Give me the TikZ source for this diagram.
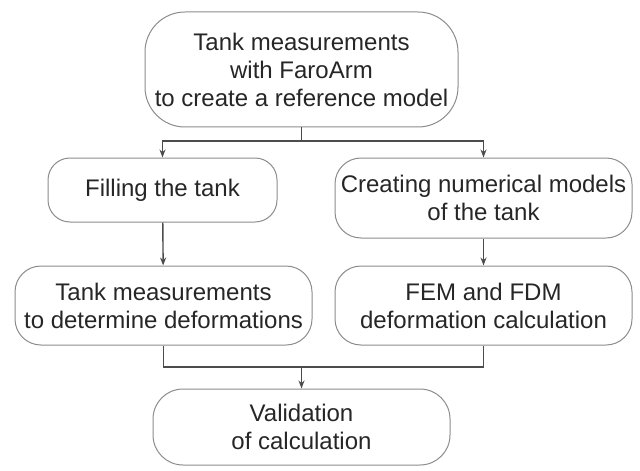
\documentclass[tikz,border=0pt]{standalone}
\usepackage{fontspec}
\setmainfont{Liberation Sans}
\usetikzlibrary{arrows.meta}

\begin{document}
\begin{tikzpicture}[x=1pt, y=1pt,
  box/.style={draw=black!45, line width=0.5pt, rounded corners=13pt, align=center,
    minimum width=148.5pt, minimum height=39.5pt, inner sep=1pt,
    font=\fontsize{12}{14}\selectfont, text=black!85},
  link/.style={draw=black!70, line width=0.7pt},
  >={Stealth[length=4pt, width=3pt]}]
\useasboundingbox (0,0) rectangle (320,-235);
\node[box, rounded corners=20pt, minimum width=156.5pt, minimum height=57.5pt] (a) at (150.75, -34.75)
  {Tank measurements\\with FaroArm\\to create a reference model};
\node[box, minimum width=114.5pt, minimum height=32pt, rounded corners=11pt] (b) at (81.25, -95) {Filling the tank};
\node[box, minimum height=40pt] (c) at (241.75, -99) {Creating numerical models\\of the tank};
\node[box] (d) at (81.75, -152.75) {Tank measurements\\to determine deformations};
\node[box] (e) at (241.75, -152.75) {FEM and FDM\\deformation calculation};
\node[box, minimum height=38pt, rounded corners=15pt] (f) at (150.75, -213.5) {Validation\\of calculation};
\coordinate (s) at (150.75, -70.5);
\coordinate (t) at (150.75, -183.5);
\draw[link] (a) -- (s);
\foreach \from/\to in {s/b, s/c}
\draw[link, ->] (\from) -| (\to);
\draw[link, ->] (b) -- (d);
\draw[link, ->] (c) -- (e);
\foreach \from in {d, e}
\draw[link] (\from) |- (t);
\draw[link, ->] (t) -- (f);
\end{tikzpicture}
\end{document}
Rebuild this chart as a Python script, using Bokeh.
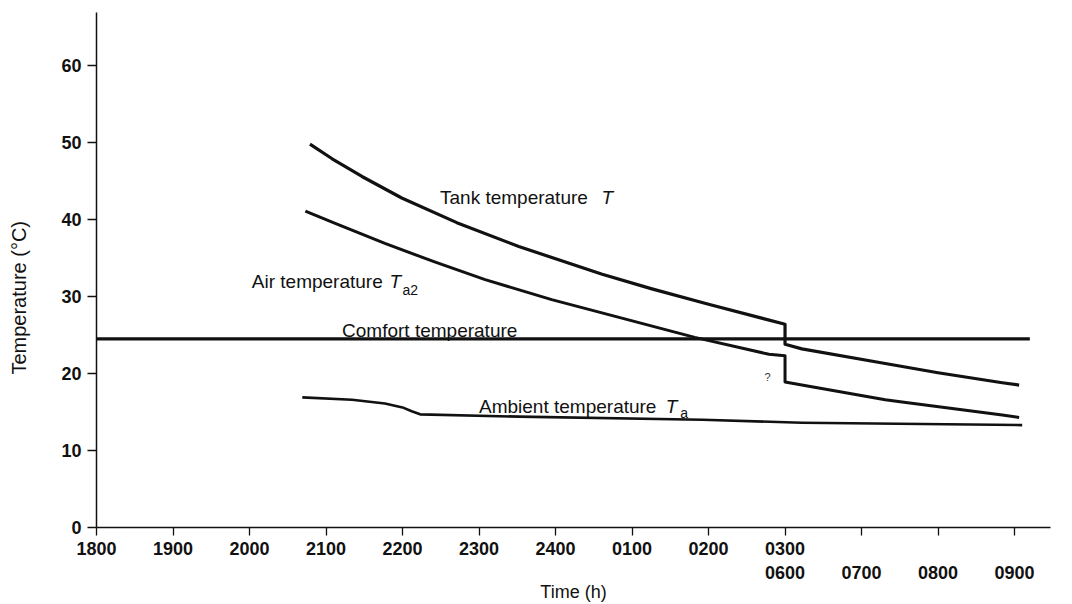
from bokeh.plotting import figure
from bokeh.models import Range1d, LinearAxis, FixedTicker
from bokeh.core.properties import value
from bokeh.embed import file_html
from bokeh.resources import INLINE

# ---- axis ticks / labels (x is hour index from 1800; axis is broken at 0300/0600)
x_ticks = [0, 1, 2, 3, 4, 5, 6, 7, 8, 9, 10, 11, 12]
x_row1_labels = ["1800", "1900", "2000", "2100", "2200", "2300", "2400",
                 "0100", "0200", "0300", "", "", ""]
x_row2_ticks = [9, 10, 11, 12]
x_row2_labels = ["0600", "0700", "0800", "0900"]
y_ticks = [0, 10, 20, 30, 40, 50, 60]

# ---- series
tank_x = [2.79, 3.08, 3.47, 3.99, 4.71, 5.52, 6.61, 7.26, 8.0, 9.0, 9.0, 9.22, 10.31, 11.0, 11.84, 12.06]
tank_y = [49.8, 47.9, 45.6, 42.8, 39.6, 36.5, 32.9, 31.0, 29.0, 26.4, 23.8, 23.2, 21.3, 20.1, 18.8, 18.5]

air_x = [2.73, 3.12, 3.77, 4.42, 5.08, 5.95, 6.83, 7.82, 8.79, 9.0, 9.0, 9.22, 10.31, 10.53, 11.84, 12.06]
air_y = [41.1, 39.5, 36.9, 34.5, 32.2, 29.6, 27.3, 24.7, 22.5, 22.3, 18.9, 18.5, 16.6, 16.3, 14.6, 14.3]

amb_x = [2.69, 3.34, 3.77, 4.0, 4.12, 4.23, 5.52, 7.92, 9.22, 12.1]
amb_y = [16.9, 16.6, 16.1, 15.6, 15.1, 14.7, 14.4, 14.0, 13.6, 13.3]

comfort_x = [0.0, 12.2]
comfort_y = [24.5, 24.5]

# ---- annotation texts
label_main = ["Tank temperature", "Air temperature", "Comfort temperature", "Ambient temperature"]
label_x = [4.49, 2.03, 3.21, 5.0]
label_y = [42.9, 31.9, 25.6, 15.7]
sym_text = ["T", "T", "T"]
sym_x = [6.60, 3.83, 7.44]
sym_y = [42.9, 31.9, 15.7]
sub_text = ["a2", "a"]
sub_x = [4.0, 7.63]
sub_y = [30.9, 14.9]

FONT = "Liberation Sans"
INK = "#111111"
NB = "\u00a0"

p = figure(width=1064, height=604,
           x_range=Range1d(0, 12.47), y_range=Range1d(0, 66.9),
           output_backend="svg", toolbar_location=None,
           min_border_left=96, min_border_top=12, min_border_right=14,
           min_border_bottom=10)
p.background_fill_color = "white"
p.border_fill_color = "white"
p.outline_line_color = None
p.xgrid.visible = False
p.ygrid.visible = False

# x axis row 1
xa = p.xaxis[0]
xa.ticker = FixedTicker(ticks=x_ticks)
xa.major_label_overrides = {t: l for t, l in zip(x_ticks, x_row1_labels)}
xa.axis_line_width = 1.5
xa.axis_line_color = INK
xa.major_tick_out = 8
xa.major_tick_in = 0
xa.major_tick_line_width = 1.3
xa.major_tick_line_color = INK
xa.minor_tick_line_color = None
xa.major_label_standoff = 6
xa.major_label_text_font = FONT
xa.major_label_text_font_style = "bold"
xa.major_label_text_font_size = "18px"
xa.major_label_text_color = INK

# x axis row 2
xb = LinearAxis(ticker=FixedTicker(ticks=x_row2_ticks),
                major_label_overrides={t: l for t, l in zip(x_row2_ticks, x_row2_labels)})
xb.axis_line_color = None
xb.major_tick_line_color = None
xb.minor_tick_line_color = None
xb.major_tick_out = 0
xb.major_tick_in = 0
xb.major_label_standoff = 8
xb.major_label_text_font = FONT
xb.major_label_text_font_style = "bold"
xb.major_label_text_font_size = "18px"
xb.major_label_text_color = INK
xb.axis_label = "Time (h)"
xb.axis_label_standoff = 0
xb.axis_label_text_font = FONT
xb.axis_label_text_font_style = "normal"
xb.axis_label_text_font_size = "18px"
xb.axis_label_text_color = INK
p.add_layout(xb, "below")

# y axis
ya = p.yaxis[0]
ya.ticker = FixedTicker(ticks=y_ticks)
ya.axis_line_width = 1.5
ya.axis_line_color = INK
ya.major_tick_out = 9
ya.major_tick_in = 0
ya.major_tick_line_width = 1.3
ya.major_tick_line_color = INK
ya.minor_tick_line_color = None
ya.major_label_standoff = 6
ya.major_label_text_font = FONT
ya.major_label_text_font_style = "bold"
ya.major_label_text_font_size = "18px"
ya.major_label_text_color = INK
ya.axis_label = "Temperature (°C)" + NB * 10
ya.axis_label_standoff = 28
ya.axis_label_text_font = FONT
ya.axis_label_text_font_style = "normal"
ya.axis_label_text_font_size = "20px"
ya.axis_label_text_color = INK

# series
p.line(comfort_x, comfort_y, line_color=INK, line_width=3.2)
p.line(tank_x, tank_y, line_color=INK, line_width=3.2, line_join="round")
p.line(air_x, air_y, line_color=INK, line_width=3.0, line_join="round")
p.line(amb_x, amb_y, line_color=INK, line_width=2.6, line_join="round")

# annotations
p.text(label_x, label_y, text=label_main, text_font=value(FONT), text_font_size="19px",
       text_color=INK, text_baseline="alphabetic", text_align="left")
p.text(sym_x, sym_y, text=sym_text, text_font=value(FONT), text_font_size="19px",
       text_font_style="italic", text_color=INK, text_baseline="alphabetic",
       text_align="left")
p.text(sub_x, sub_y, text=sub_text, text_font=value(FONT), text_font_size="14px",
       text_color=INK, text_baseline="alphabetic", text_align="left")
p.text([8.77], [19.6], text=["?"], text_font=value(FONT), text_font_size="11px",
       text_color="#333333", text_baseline="alphabetic", text_align="center")

open("out.html", "w").write(file_html(p, INLINE))
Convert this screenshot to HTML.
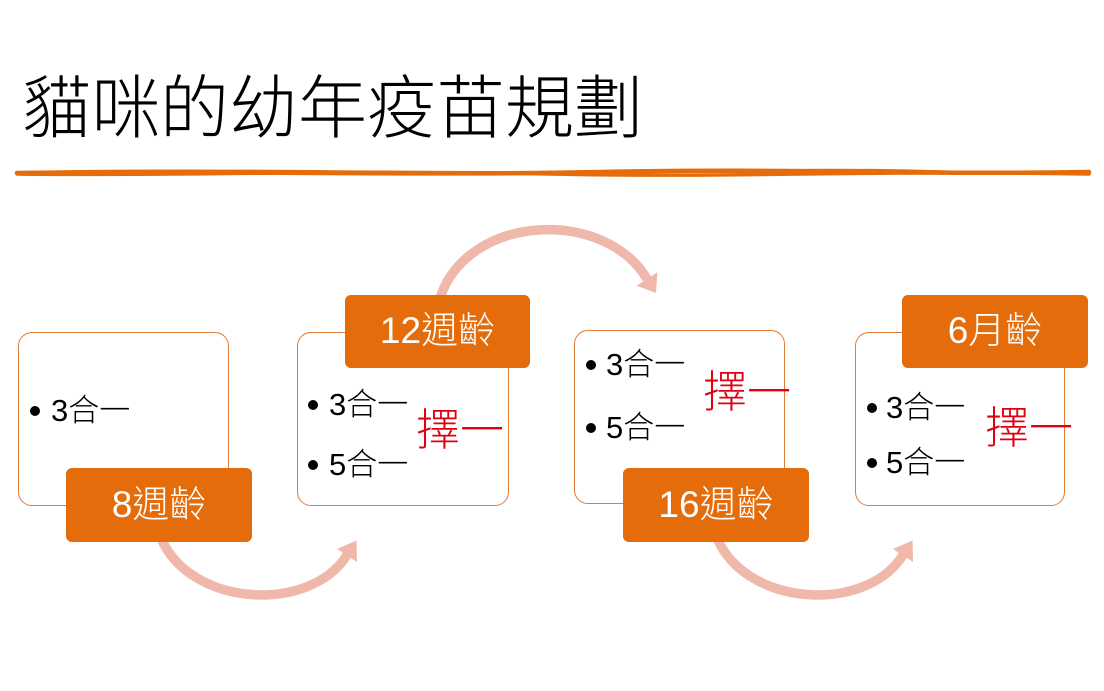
<!DOCTYPE html>
<html>
<head>
<meta charset="utf-8">
<style>
  html, body { margin:0; padding:0; }
  body { width:1104px; height:691px; background:#ffffff; position:relative; overflow:hidden;
         font-family:"Liberation Sans","Noto Sans CJK TC",sans-serif; font-weight:300; }
  .abs { position:absolute; }
  .title { left:22px; top:74px; font-size:69px; line-height:70px; height:70px; color:#000; white-space:nowrap; font-weight:300; }
  .box { position:absolute; background:#fff; border:1px solid #E27A36; border-radius:14px; box-sizing:border-box; }
  .lab { position:absolute; background:#E46C0A; border-radius:6px; color:#fff; font-size:37px;
         text-align:center; white-space:nowrap; }
  .dot { position:absolute; width:10px; height:10px; border-radius:50%; background:#000; }
  .t { position:absolute; font-size:31px; line-height:40px; height:40px; color:#000; white-space:nowrap; }
  .r { position:absolute; font-size:44px; line-height:50px; height:50px; color:#E00012; white-space:nowrap; }
  svg { position:absolute; left:0; top:0; }
</style>
</head>
<body>

<div class="abs title">貓咪的幼年疫苗規劃</div>

<svg width="1104" height="691" style="z-index:0">
  <g fill="none" stroke="#E46C0A" stroke-linecap="round">
    <path d="M17,173 C200,170 400,176 600,172 S900,175 1089,172" stroke-width="4.5"/>
    <path d="M17,174 C150,176 350,170 550,174 S850,170 1089,174" stroke-width="3.5"/>
    <path d="M40,172 C250,168 420,175 700,171 S950,176 1085,173" stroke-width="2.5"/>
  </g>
</svg>

<!-- boxes -->
<div class="box" style="left:18px;top:332px;width:211px;height:174px;"></div>
<div class="box" style="left:297px;top:332px;width:212px;height:174px;"></div>
<div class="box" style="left:574px;top:330px;width:211px;height:174px;"></div>
<div class="box" style="left:855px;top:332px;width:210px;height:174px;"></div>

<!-- arrows -->
<svg width="1104" height="691" style="z-index:1">
  <g fill="none" stroke="#F0B8AA" stroke-width="9.5">
    <path d="M161,538 C190,607 310,614 347,555"/>
    <path d="M717,538 C746,607 866,614 903,555"/>
    <path d="M440,298 C468,213 605,208 647,279"/>
  </g>
  <g fill="#F0B8AA">
    <polygon points="356.5,540.5 357,562 337,549"/>
    <polygon points="912.5,540.5 913,562 893,549"/>
    <polygon points="656,293 657.4,272.3 636.6,285.7"/>
  </g>
</svg>

<!-- labels -->
<div class="lab" style="left:66px;top:468px;width:186px;height:74px;line-height:74px;z-index:2;">8週齡</div>
<div class="lab" style="left:345px;top:295px;width:185px;height:73px;line-height:72px;z-index:2;">12週齡</div>
<div class="lab" style="left:623px;top:468px;width:186px;height:74px;line-height:74px;z-index:2;">16週齡</div>
<div class="lab" style="left:902px;top:295px;width:186px;height:73px;line-height:72px;z-index:2;">6月齡</div>

<!-- box 1 -->
<div class="dot" style="left:30px;top:406px;"></div>
<div class="t" style="left:51px;top:391px;">3合一</div>

<!-- box 2 -->
<div class="dot" style="left:308px;top:400px;"></div>
<div class="t" style="left:329px;top:385px;">3合一</div>
<div class="dot" style="left:308px;top:460px;"></div>
<div class="t" style="left:329px;top:445px;">5合一</div>
<div class="r" style="left:416px;top:406px;">擇一</div>

<!-- box 3 -->
<div class="dot" style="left:586px;top:360px;"></div>
<div class="t" style="left:606px;top:345px;">3合一</div>
<div class="dot" style="left:586px;top:423px;"></div>
<div class="t" style="left:606px;top:408px;">5合一</div>
<div class="r" style="left:703px;top:368px;">擇一</div>

<!-- box 4 -->
<div class="dot" style="left:867px;top:403px;"></div>
<div class="t" style="left:886px;top:388px;">3合一</div>
<div class="dot" style="left:867px;top:458px;"></div>
<div class="t" style="left:886px;top:443px;">5合一</div>
<div class="r" style="left:985px;top:404px;">擇一</div>

</body>
</html>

------------------------------------

The task
From the top of the listing above, repeat each line exactly until you reach the line containing "y_ticks = [0, 10, 20, 30, 40, 50, 60]", and repeat that one too. Leave the pictures out.

Response for this exercise
Give me the TikZ source for this diagram.
\documentclass[tikz,border=0pt]{standalone}
\usepackage{fontspec}
\setmainfont{Liberation Sans}
\usetikzlibrary{arrows.meta}

\begin{document}
\begin{tikzpicture}[x=1pt, y=1pt,
  box/.style={draw=black!45, line width=0.5pt, rounded corners=13pt, align=center,
    minimum width=148.5pt, minimum height=39.5pt, inner sep=1pt,
    font=\fontsize{12}{14}\selectfont, text=black!85},
  link/.style={draw=black!70, line width=0.7pt},
  >={Stealth[length=4pt, width=3pt]}]
\useasboundingbox (0,0) rectangle (320,-235);
\node[box, rounded corners=20pt, minimum width=156.5pt, minimum height=57.5pt] (a) at (150.75, -34.75)
  {Tank measurements\\with FaroArm\\to create a reference model};
\node[box, minimum width=114.5pt, minimum height=32pt, rounded corners=11pt] (b) at (81.25, -95) {Filling the tank};
\node[box, minimum height=40pt] (c) at (241.75, -99) {Creating numerical models\\of the tank};
\node[box] (d) at (81.75, -152.75) {Tank measurements\\to determine deformations};
\node[box] (e) at (241.75, -152.75) {FEM and FDM\\deformation calculation};
\node[box, minimum height=38pt, rounded corners=15pt] (f) at (150.75, -213.5) {Validation\\of calculation};
\coordinate (s) at (150.75, -70.5);
\coordinate (t) at (150.75, -183.5);
\draw[link] (a) -- (s);
\foreach \from/\to in {s/b, s/c}
\draw[link, ->] (\from) -| (\to);
\draw[link, ->] (b) -- (d);
\draw[link, ->] (c) -- (e);
\foreach \from in {d, e}
\draw[link] (\from) |- (t);
\draw[link, ->] (t) -- (f);
\end{tikzpicture}
\end{document}
Rebuild this chart as a Python script, using Bokeh.
from bokeh.plotting import figure
from bokeh.models import Range1d, LinearAxis, FixedTicker
from bokeh.core.properties import value
from bokeh.embed import file_html
from bokeh.resources import INLINE

# ---- axis ticks / labels (x is hour index from 1800; axis is broken at 0300/0600)
x_ticks = [0, 1, 2, 3, 4, 5, 6, 7, 8, 9, 10, 11, 12]
x_row1_labels = ["1800", "1900", "2000", "2100", "2200", "2300", "2400",
                 "0100", "0200", "0300", "", "", ""]
x_row2_ticks = [9, 10, 11, 12]
x_row2_labels = ["0600", "0700", "0800", "0900"]
y_ticks = [0, 10, 20, 30, 40, 50, 60]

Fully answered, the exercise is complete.